La calle
No soy partidario de la política en la calle, pero ahora las calles ocupan un puesto vacante: el de los humillados y ofendidos, el de la defensa de quienes no la tienen. Tuve una vez una polémica con mi hijo Eduardo: él, en Combate, mantenía que sólo en la calle se podía salvar una política secuestrada. Era un extralúcido, cuando otros trataban de creer en la 'transición', y hasta en Adolfo Suárez, que cantó la gallina el viernes declarando que nunca hubo nadie mejor que Aznar y Mayor le debe suceder. Qué razón tenía mi hijo. No sé qué hubiera dicho oyendo a Felipe González declarar que aceptaba la huelga, 'pero no el día': como si tuviera más importancia la reunión de rabadanes, donde van a destrozar la inmigración de los cadáveres africanos.
Cada uno elige su propia muerte, decía Rilke: y mi hijo eligió la suya. Odié la política en la calle porque nací en ella. Iba al colegio tumbado en el suelo del tranvía porque las balas atravesaban las ventanillas, mientras un soldado, junto al conductor, disparaba contra los 'pacos'. He estado yo mismo en la calle, vendiendo Juventud, de las JSU (la dirigía Claudín), y repartiendo candidaturas del Frente Popular, gritando '¡Contra la canalla fascista!', que es lo mismo que digo ahora, desclasado a gusto de mi burguesía. La política de la calle fue una política mortal; y, además, se perdió. Quisiera advertir que los asesinos de entonces, y sus hijos o nietos, siguen insistiendo en que es un asunto del pasado: no les importa la historia, no saben que aquello que se perdió se sigue perdiendo cada día más, y que los decretos, las mayorías de Aznar, son guerras perdidas de hace 60 años.
Aznar, recauchutado y segregando su propia adrenalina, se ha pasado: y la política se va a la calle.
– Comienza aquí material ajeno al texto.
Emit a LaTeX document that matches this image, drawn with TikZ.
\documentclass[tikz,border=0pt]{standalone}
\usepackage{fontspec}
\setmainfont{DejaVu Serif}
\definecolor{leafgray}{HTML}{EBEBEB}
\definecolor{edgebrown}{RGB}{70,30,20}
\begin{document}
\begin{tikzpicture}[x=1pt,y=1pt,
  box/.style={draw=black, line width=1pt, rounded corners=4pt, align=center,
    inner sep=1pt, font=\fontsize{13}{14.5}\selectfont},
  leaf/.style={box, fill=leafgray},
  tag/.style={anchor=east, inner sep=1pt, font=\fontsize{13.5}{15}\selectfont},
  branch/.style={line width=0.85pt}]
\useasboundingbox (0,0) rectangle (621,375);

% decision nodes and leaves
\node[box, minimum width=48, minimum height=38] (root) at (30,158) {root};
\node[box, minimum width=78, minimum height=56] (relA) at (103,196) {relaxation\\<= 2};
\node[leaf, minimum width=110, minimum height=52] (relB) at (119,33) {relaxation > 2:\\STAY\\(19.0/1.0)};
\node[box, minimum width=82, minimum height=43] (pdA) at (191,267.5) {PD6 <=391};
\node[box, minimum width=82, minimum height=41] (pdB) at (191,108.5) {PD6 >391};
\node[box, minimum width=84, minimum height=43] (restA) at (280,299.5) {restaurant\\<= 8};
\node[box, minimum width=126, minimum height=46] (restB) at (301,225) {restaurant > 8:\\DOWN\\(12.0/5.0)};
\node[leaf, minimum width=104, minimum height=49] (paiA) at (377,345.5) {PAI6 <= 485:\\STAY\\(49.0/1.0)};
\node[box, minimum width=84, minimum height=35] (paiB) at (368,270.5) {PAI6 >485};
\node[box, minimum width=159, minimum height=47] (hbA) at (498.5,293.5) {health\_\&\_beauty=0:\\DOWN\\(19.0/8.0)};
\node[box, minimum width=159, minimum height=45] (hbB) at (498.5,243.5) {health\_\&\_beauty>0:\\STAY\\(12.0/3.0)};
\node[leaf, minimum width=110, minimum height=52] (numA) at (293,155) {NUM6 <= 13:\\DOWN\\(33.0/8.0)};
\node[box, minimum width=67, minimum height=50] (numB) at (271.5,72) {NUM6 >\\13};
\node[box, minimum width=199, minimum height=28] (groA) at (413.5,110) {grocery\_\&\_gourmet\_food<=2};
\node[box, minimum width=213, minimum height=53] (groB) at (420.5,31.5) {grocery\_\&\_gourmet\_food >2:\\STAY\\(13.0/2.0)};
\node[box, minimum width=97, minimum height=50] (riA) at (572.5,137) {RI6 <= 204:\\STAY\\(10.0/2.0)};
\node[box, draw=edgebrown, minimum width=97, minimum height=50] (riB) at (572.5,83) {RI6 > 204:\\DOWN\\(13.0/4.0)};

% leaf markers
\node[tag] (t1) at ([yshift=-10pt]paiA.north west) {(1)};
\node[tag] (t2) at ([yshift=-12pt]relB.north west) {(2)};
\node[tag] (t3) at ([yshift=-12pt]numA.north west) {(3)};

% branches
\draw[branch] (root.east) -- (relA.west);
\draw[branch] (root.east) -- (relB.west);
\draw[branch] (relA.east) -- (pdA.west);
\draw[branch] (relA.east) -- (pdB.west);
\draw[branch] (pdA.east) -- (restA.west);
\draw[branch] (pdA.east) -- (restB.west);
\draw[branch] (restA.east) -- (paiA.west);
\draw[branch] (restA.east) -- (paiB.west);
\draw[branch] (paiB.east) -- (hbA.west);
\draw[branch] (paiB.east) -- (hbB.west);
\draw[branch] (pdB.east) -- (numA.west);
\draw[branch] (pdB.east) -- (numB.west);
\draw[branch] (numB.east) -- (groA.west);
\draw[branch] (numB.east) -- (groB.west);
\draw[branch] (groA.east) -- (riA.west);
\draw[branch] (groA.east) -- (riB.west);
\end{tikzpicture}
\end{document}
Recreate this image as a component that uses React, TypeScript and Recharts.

Cuando digo Aznar, pobre señor, digo algunas cosas. Ni en la ONU ni en la UE. No la hay en el Parlamento y se va a la calle. Cientos de miles de personas en Bilbao se manifiestan contra la ilegalización de los partidos políticos que no gusten a los que gobiernan. Cientos de miles de mujeres se manifiestan en Sevilla, y las llama de todo. Y en Sevilla misma, la Universidad defiende el fuero que le permite proteger a los que se refugian: la rectora es un firme carácter. Los antiglobalizadores recorren el mundo, mientras la globalización se come Argentina, quiere acabar con los islamistas explicando que son distintos de los musulmanes, prepara la destrucción de Irak y la guerra en Cachemira. Si la política no está donde su casa, la tendrá que hacer la calle.